2861 posts in 839 days


#8 posted 04-23-2020 04:49 PM

@AJ2 I had a heck of a time setting the knife height. I was trying the method where you measure how far you can “pull” a straight edge by hand turning the cutter wheel. Having three knives and adjustable outfeed would only add a fourth thing to screw up for me. Using the 123 block and dial gauge I was able to set the blades dead even with the outfeed table and get flat boards. The only way I can tune the infeed table is to buy a straight edge that would cost about half of what I paid for the jointer. As you said, it sounds like a pain to do so if I start getting poor quality due to infeed table I may just sell it and trade up. It will get me by until it doesn’t for now.

View bandit571's profile

bandit571

29687 posts in 3921 days


#9 posted 04-23-2020 04:56 PM

They actually sold a knife setter gauge FOR that jointer….work pretty well, too….

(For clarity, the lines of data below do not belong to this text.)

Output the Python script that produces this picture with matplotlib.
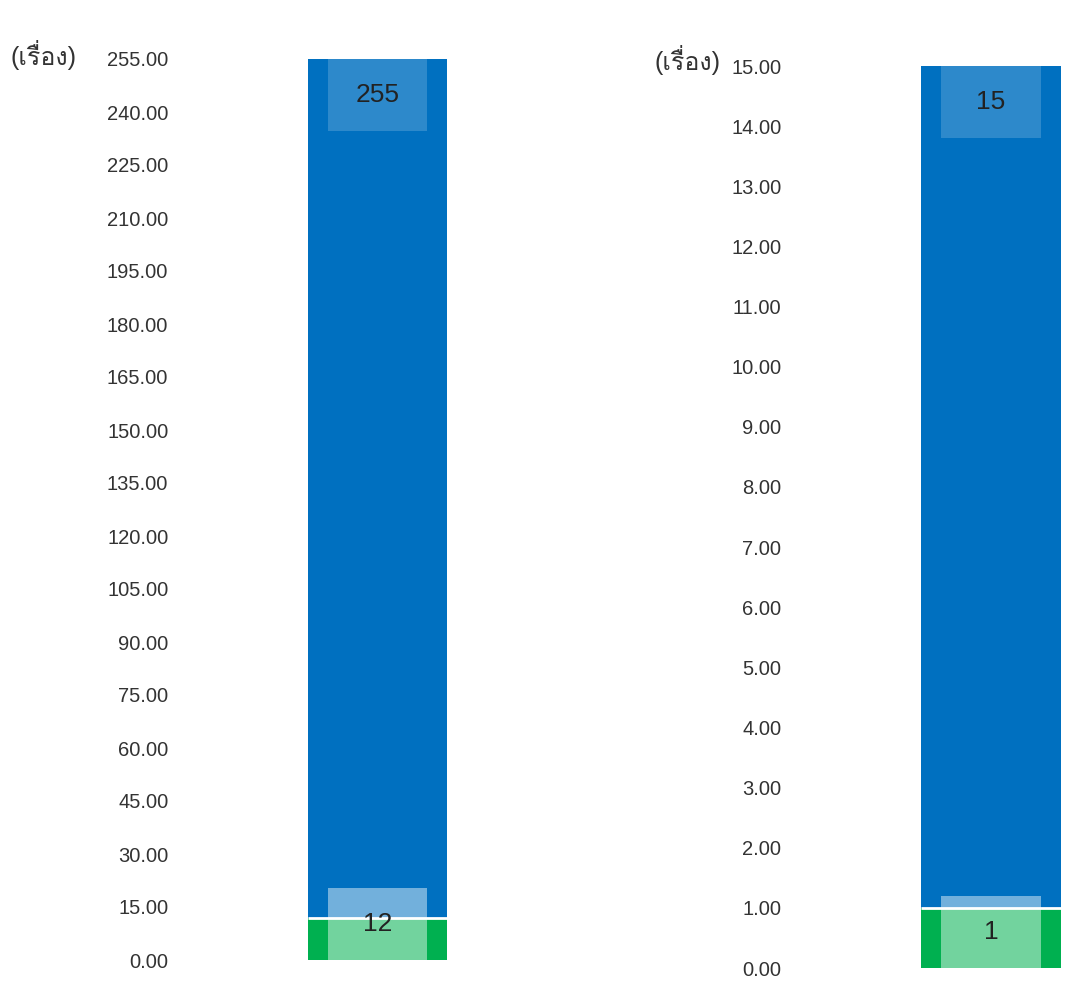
import matplotlib
matplotlib.use('Agg')
import matplotlib.pyplot as plt
from matplotlib import font_manager
from matplotlib.ft2font import FT2Font

# values
unit_label = '(เรื่อง)'
left_total = 255
left_part = 12
left_ticks = [0, 15, 30, 45, 60, 75, 90, 105, 120, 135, 150, 165, 180, 195, 210, 225, 240, 255]
right_total = 15
right_part = 1
right_ticks = list(range(0, 16))

blue = '#0070C0'
green = '#00B050'


# look for any installed font with thai glyphs
def find_thai_font():
    for f in font_manager.fontManager.ttflist:
        try:
            cmap = FT2Font(f.fname).get_charmap()
        except Exception:
            continue
        if 0x0E40 in cmap and 0x0E07 in cmap:
            return f.name
    return None


thai = find_thai_font()
families = ['Liberation Sans', 'DejaVu Sans']
if thai:
    families.insert(1, thai)
plt.rcParams['font.family'] = families

W, H = 1089, 981
fig = plt.figure(figsize=(W / 100, H / 100), dpi=100)


def px_axes(x0, x1, ytop, ybot):
    return fig.add_axes([x0 / W, 1 - ybot / H, (x1 - x0) / W, (ybot - ytop) / H])


def panel(ax, total, part, ticks, label_xy):
    ax.set_xlim(-1, 1)
    ax.set_ylim(0, total)
    bw = 0.7
    ax.bar(0, total, width=bw, color=blue, zorder=1)
    ax.bar(0, part, width=bw, color=green, zorder=2)
    box_h = total * 0.08
    box_w = 0.5
    # label boxes (semi transparent white)
    ax.bar(0, box_h, bottom=total - box_h, width=box_w, color='white', alpha=0.18, zorder=3, linewidth=0)
    ax.bar(0, box_h, bottom=0, width=box_w, color='white', alpha=0.45, zorder=3, linewidth=0)
    # white separator line on top of the green part
    ax.hlines(part, -bw / 2, bw / 2, color='white', linewidth=2, zorder=4)
    ax.text(0, total - box_h / 2, str(total), ha='center', va='center', fontsize=19, color='#222222', zorder=5)
    ax.text(0, box_h / 2, str(part), ha='center', va='center', fontsize=19, color='#222222', zorder=5)
    ax.set_yticks(ticks)
    ax.set_yticklabels(['%.2f' % t for t in ticks])
    ax.tick_params(axis='y', length=0, pad=7, labelsize=14.5, labelcolor='#333333')
    ax.set_xticks([])
    for s in ax.spines.values():
        s.set_visible(False)
    fig.text(label_xy[0] / W, 1 - label_xy[1] / H, unit_label, ha='left', va='center',
             fontsize=18, color='#333333')


ax1 = px_axes(178, 577, 59, 960)
panel(ax1, left_total, left_part, left_ticks, (10, 55))

ax2 = px_axes(791, 1191, 66, 968)
panel(ax2, right_total, right_part, right_ticks, (655, 60))

fig.savefig('out.png', dpi=100)
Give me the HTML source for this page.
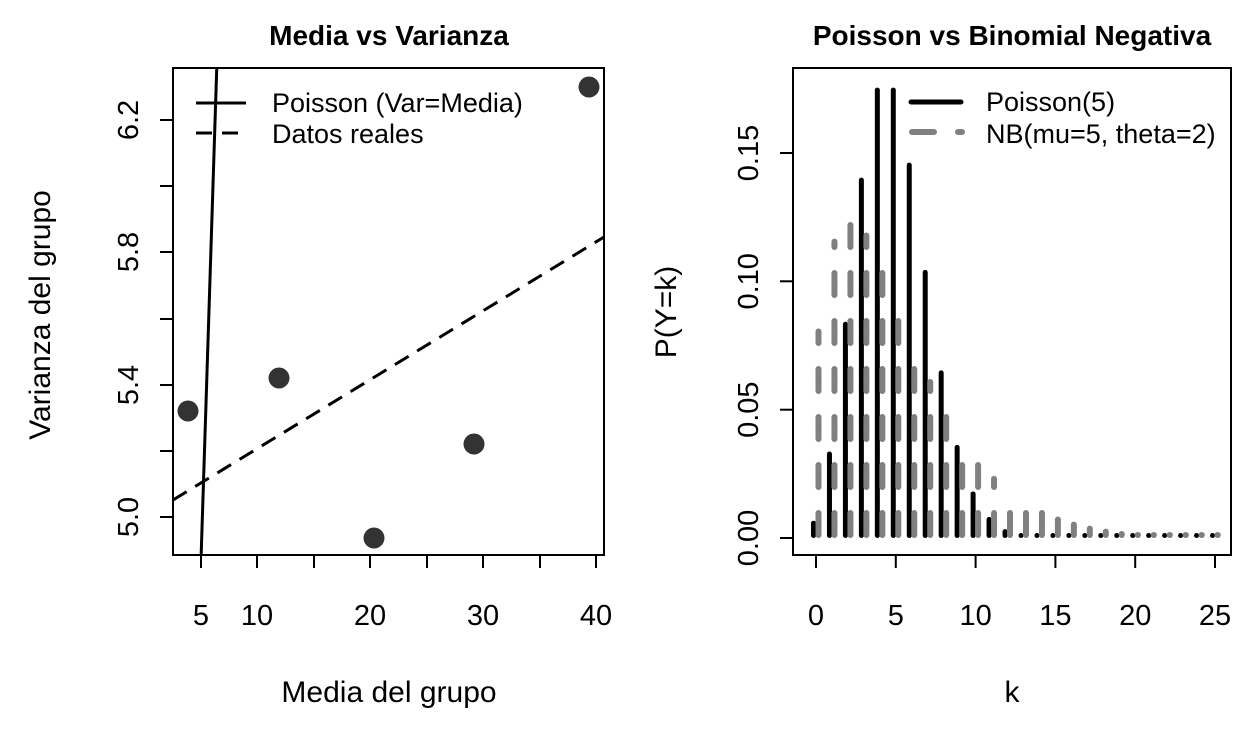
<!DOCTYPE html>
<html><head><meta charset="utf-8"><style>
html,body{margin:0;padding:0;background:#fff;}
svg text{font-family:"Liberation Sans",sans-serif;fill:#000;}
</style></head><body>
<svg id="s" width="1248" height="729" viewBox="0 0 1248 729" xmlns="http://www.w3.org/2000/svg">
<rect width="1248" height="729" fill="#fff"/>
<!-- LEFT PLOT -->
<text x="389" y="45" font-size="28" font-weight="bold" text-anchor="middle">Media vs Varianza</text>
<rect x="173" y="68" width="431" height="487" fill="none" stroke="#000" stroke-width="2"/>
<g stroke="#000" stroke-width="2">
<line x1="201" y1="555" x2="201" y2="568"/><line x1="257" y1="555" x2="257" y2="568"/><line x1="314" y1="555" x2="314" y2="568"/><line x1="370" y1="555" x2="370" y2="568"/><line x1="427" y1="555" x2="427" y2="568"/><line x1="483" y1="555" x2="483" y2="568"/><line x1="540" y1="555" x2="540" y2="568"/><line x1="596" y1="555" x2="596" y2="568"/>
<line x1="173" y1="517" x2="160" y2="517"/><line x1="173" y1="451" x2="160" y2="451"/><line x1="173" y1="385" x2="160" y2="385"/><line x1="173" y1="319" x2="160" y2="319"/><line x1="173" y1="252" x2="160" y2="252"/><line x1="173" y1="186" x2="160" y2="186"/><line x1="173" y1="120" x2="160" y2="120"/>
</g>
<g font-size="29" text-anchor="middle">
<text x="201" y="625">5</text><text x="257" y="625">10</text><text x="370" y="625">20</text><text x="483" y="625">30</text><text x="596" y="625">40</text>
<text transform="translate(138,517) rotate(-90)">5.0</text>
<text transform="translate(138,385) rotate(-90)">5.4</text>
<text transform="translate(138,252) rotate(-90)">5.8</text>
<text transform="translate(138,120) rotate(-90)">6.2</text>
</g>
<text x="389" y="702" font-size="30" text-anchor="middle">Media del grupo</text>
<text transform="translate(50,315) rotate(-90)" font-size="30" text-anchor="middle">Varianza del grupo</text>
<clipPath id="cl"><rect x="173" y="68" width="431" height="487"/></clipPath>
<g clip-path="url(#cl)">
<line x1="201" y1="560" x2="217" y2="60" stroke="#000" stroke-width="3"/>
<line x1="173" y1="500" x2="604" y2="237" stroke="#000" stroke-width="3" stroke-dasharray="16 10"/>
</g>
<g fill="#333">
<circle cx="188" cy="411" r="10.5"/><circle cx="279" cy="378" r="10.5"/><circle cx="374" cy="538" r="10.5"/><circle cx="474" cy="444" r="10.5"/><circle cx="589" cy="87" r="10.5"/>
</g>
<line x1="196" y1="103" x2="246" y2="103" stroke="#000" stroke-width="3"/>
<line x1="196" y1="133" x2="246" y2="133" stroke="#000" stroke-width="3" stroke-dasharray="16 10"/>
<text x="272" y="112" font-size="27">Poisson (Var=Media)</text>
<text x="272" y="143" font-size="27">Datos reales</text>
<!-- RIGHT PLOT -->
<text x="1012" y="45" font-size="28" font-weight="bold" text-anchor="middle">Poisson vs Binomial Negativa</text>
<rect x="793" y="68" width="438" height="487" fill="none" stroke="#000" stroke-width="2"/>
<g stroke="#000" stroke-width="2">
<line x1="816" y1="555" x2="816" y2="568"/><line x1="895.8" y1="555" x2="895.8" y2="568"/><line x1="975.6" y1="555" x2="975.6" y2="568"/><line x1="1055.4" y1="555" x2="1055.4" y2="568"/><line x1="1135.2" y1="555" x2="1135.2" y2="568"/><line x1="1215" y1="555" x2="1215" y2="568"/>
<line x1="793" y1="538" x2="780" y2="538"/><line x1="793" y1="409.7" x2="780" y2="409.7"/><line x1="793" y1="281.3" x2="780" y2="281.3"/><line x1="793" y1="153" x2="780" y2="153"/>
</g>
<g font-size="29" text-anchor="middle">
<text x="816" y="625">0</text><text x="895.8" y="625">5</text><text x="975.6" y="625">10</text><text x="1055.4" y="625">15</text><text x="1135.2" y="625">20</text><text x="1215" y="625">25</text>
<text transform="translate(758,538) rotate(-90)">0.00</text>
<text transform="translate(758,409.7) rotate(-90)">0.05</text>
<text transform="translate(758,281.3) rotate(-90)">0.10</text>
<text transform="translate(758,153) rotate(-90)">0.15</text>
</g>
<text x="1012" y="702" font-size="30" text-anchor="middle">k</text>
<text transform="translate(676,312) rotate(-90)" font-size="30" text-anchor="middle">P(Y=k)</text>
<g id="bars"></g>
<line x1="911" y1="102" x2="961" y2="102" stroke="#000" stroke-width="5" stroke-linecap="round"/>
<line x1="912" y1="132" x2="962" y2="132" stroke="#808080" stroke-width="6" stroke-dasharray="22 24" stroke-linecap="round"/>
<text x="986" y="111" font-size="27">Poisson(5)</text>
<text x="986" y="143" font-size="27">NB(mu=5, theta=2)</text>
</svg>
<script>
(function(){
var g=document.getElementById('bars'),h='';
var fact=1;
for(var k=0;k<=25;k++){
 if(k>0)fact*=k;
 var p=Math.exp(-5)*Math.pow(5,k)/fact;
 var nb=(k+1)*(4/49)*Math.pow(5/7,k);
 var x=816+15.96*k;
 var yb=538;
 var yp=yb-p*2567, yn=yb-nb*2567;
 h+='<line x1="'+(x-2.5)+'" y1="'+(yb-2.5)+'" x2="'+(x-2.5)+'" y2="'+Math.min(yp+2.5,yb-2.5)+'" stroke="#000" stroke-width="5" stroke-linecap="round"/>';
 h+='<line x1="'+(x+2.5)+'" y1="'+(yb-3)+'" x2="'+(x+2.5)+'" y2="'+Math.min(yn+3,yb-3)+'" stroke="#808080" stroke-width="6" stroke-linecap="round" stroke-dasharray="22 26"/>';
}
g.innerHTML=h;
})();
</script>
</body></html>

-- A Planer? I'M the planer, this is what I use

View Aj2's profile

Aj2

4064 posts in 3036 days


#10 posted 04-23-2020 06:18 PM



@AJ2 I had a heck of a time setting the knife height. I was trying the method where you measure how far you can “pull” a straight edge by hand turning the cutter wheel. Having three knives and adjustable outfeed would only add a fourth thing to screw up for me. Using the 123 block and dial gauge I was able to set the blades dead even with the outfeed table and get flat boards. The only way I can tune the infeed table is to buy a straight edge that would cost about half of what I paid for the jointer. As you said, it sounds like a pain to do so if I start getting poor quality due to infeed table I may just sell it and trade up. It will get me by until it doesn t for now.

- controlfreak

I’m not sure what tune the infeed table means. I do think most get the functions of a jointer mixed up.
Raising and lowering the infeed and outfeed tables on a tuned up jointer is not a big deal.
Alignment of jointer beds so that when they are raised and lowered is something every decent jointer that China has copied has.
Some jointers are set up once at the factory and are not really meant be tweaked for coplaner. But they are meant to be raised and lowered.
One example of a jointer that set up at the factory is a dovetail ways.
This guy teaches woodworking and has a good all around explanation of a jointer.
https://m.youtube.com/watch?v=ob3V5SVrqAw&list=LL&index=10&t=459s

-- Aj

View ibewjon's profile

ibewjon

2634 posts in 4031 days


#11 posted 04-23-2020 07:18 PM

I had one for thirty years, and it was great out of the box. I didn’t have a good enough square or other tools to check it. Built a lot of cabinets and other projects. It is fine to start with for less than the asking price IF you can get a blade guard. I just gave mine to my nephew. I see them in Illinois for no more than $200, with blade guard and without rust. Personally, I wouldn’t have a jointer with out a blade guard. Just too dangerous.

View Bill_Steele's profile

Bill_Steele

776 posts in 2969 days


#12 posted 04-23-2020 07:36 PM

I had one of these jointers 10+ years ago—my dad passed it on to me. I was never able to get it adjusted correctly. The out-feed table is fixed if I remember correctly. I ended up giving it away and bought a Jet jointer that I’ve been very happy with.